Holly was speaking to me for Give Birth like a Feminist, a new podcast I’ve launched about birth as a feminist issue. I would have set it up as part of this substack, but it seemed like it was complicated to have more than one podcast under the same substack umbrella. So, you can find it via Anchor, or on Spotify, Apple, Amazon, and soon (in the next few days), Google podcasts. Do have a listen to how she listened to the story about the female pelvis, and instead of accepting it as fact, saw it instead as containing truth and meaning about the story teller: men. It was a story about how men perceived women and motherhood, and she unpicked it and challenged it for sure.
I’ve finished my first draft of the second chapter of ‘book 4’ now, and am on to chapter 3. I have ranged through so many ideas in the second chapter, and it’s now with the editor, so we will see what she thinks. I feel like I’ve begun to really gallop more enthusiastically with the book now, but she may feel otherwise! In the next chapter, I’m going to be exploring creation, both literally, through human pregnancy, and metaphorically, through both the stories we tell about the female body, and the stories we tell about creation and creative power. Through unpicking and challenging all of these stories, I hope to - paradoxically - get closer to the truth.

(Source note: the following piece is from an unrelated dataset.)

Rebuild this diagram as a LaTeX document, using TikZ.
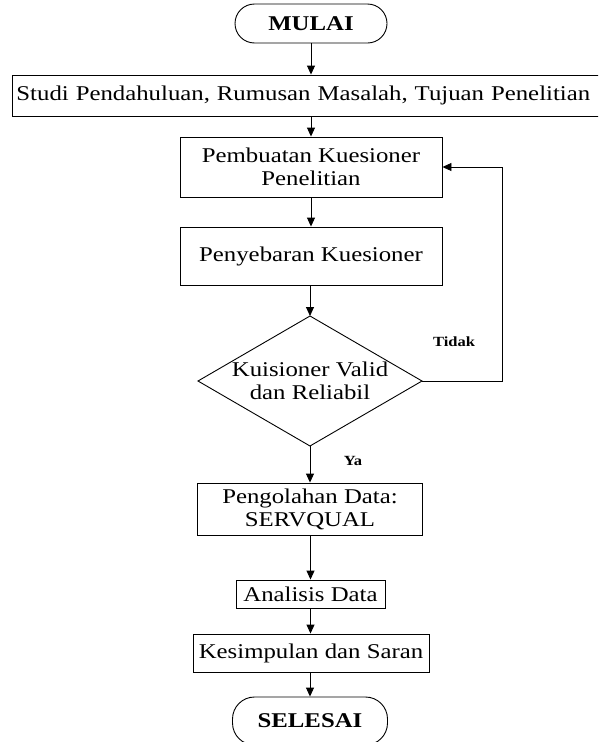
\documentclass[tikz,border=0pt]{standalone}
\usepackage{fontspec}
\setmainfont[FakeStretch=1.18]{Liberation Serif}
\usetikzlibrary{arrows.meta}
\begin{document}
\begin{tikzpicture}[x=1pt,y=-1pt,
  base/.style={font=\fontsize{21}{23}\selectfont, line width=0.9pt, align=center, inner sep=0pt},
  box/.style={base, draw, rectangle},
  term/.style={base, draw, rectangle, font=\fontsize{21}{23}\selectfont\bfseries},
  lbl/.style={font=\fontsize{14}{16}\selectfont\bfseries, inner sep=0pt},
  arr/.style={line width=0.9pt, -{Triangle[length=9pt,width=8pt]}},
  ln/.style={line width=0.9pt}]
\clip (0,0) rectangle (598,742);
\node[term, rounded corners=19.5pt, minimum width=152pt, minimum height=39pt] (mulai) at (311,23.5) {MULAI};
\node[box, anchor=west, text width=588pt, inner xsep=4pt, align=left, minimum height=41pt] (studi) at (12,95.5) {Studi Pendahuluan, Rumusan Masalah, Tujuan Penelitian};
\node[box, minimum width=262pt, minimum height=60pt] (buat) at (311,167) {Pembuatan Kuesioner\\Penelitian};
\node[box, minimum width=262pt, minimum height=58pt] (sebar) at (311,256) {Penyebaran Kuesioner};
\coordinate (dtop) at (310,316);
\coordinate (dright) at (422,381);
\coordinate (dbot) at (310,446);
\coordinate (dleft) at (198,381);
\coordinate (corner) at (502,381);
\draw[ln] (dtop) -- (dright) -- (dbot) -- (dleft) -- cycle;
\node[base] (valid) at (310,381) {Kuisioner Valid\\dan Reliabil};
\node[lbl] (tidak) at (454,342) {Tidak};
\node[lbl] (ya) at (353,461) {Ya};
\node[box, minimum width=225pt, minimum height=52pt] (olah) at (310,509) {Pengolahan Data:\\SERVQUAL};
\node[box, minimum width=149pt, minimum height=28pt] (analisis) at (310.5,594) {Analisis Data};
\node[box, minimum width=236pt, minimum height=38pt] (simpul) at (311,653) {Kesimpulan dan Saran};
\node[term, rounded corners=22pt, minimum width=155pt, minimum height=48pt] (selesai) at (310,721) {SELESAI};
\draw[arr] (mulai.south) -- (mulai.south |- studi.north);
\draw[arr] (mulai.south |- studi.south) -- (buat.north);
\draw[arr] (buat.south) -- (sebar.north);
\draw[arr] (sebar.south -| dtop) -- (dtop);
\draw[arr] (dbot) -- (dbot |- olah.north);
\draw[arr] (dright) -- (corner) |- (buat.east);
\draw[arr] (olah.south -| analisis.north) -- (analisis.north);
\draw[arr] (analisis.south) -- (analisis.south |- simpul.north);
\draw[arr] (simpul.south -| selesai.north) -- (selesai.north);
\end{tikzpicture}
\end{document}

I do not have any formal training as you do Milli, in using stories to help others, but as a voracious reader since age 6, have been aware of the power of stories to transform lives. The stories we tell ourselves about who we are can be really powerful and positive. Or not. I have watched others create what they feel is a coherent story to fit the circumstances of their lives and this story, while first appearing to keep them safe, has actually been a story that has prevented them from moving forward in a way that would optimise their lives. So stories can be stunting as well as expansive.
And living up to someone else's story (as grown children sometimes do in relation to their parents), can mean you miss out on creating your own unique story, which is really sad.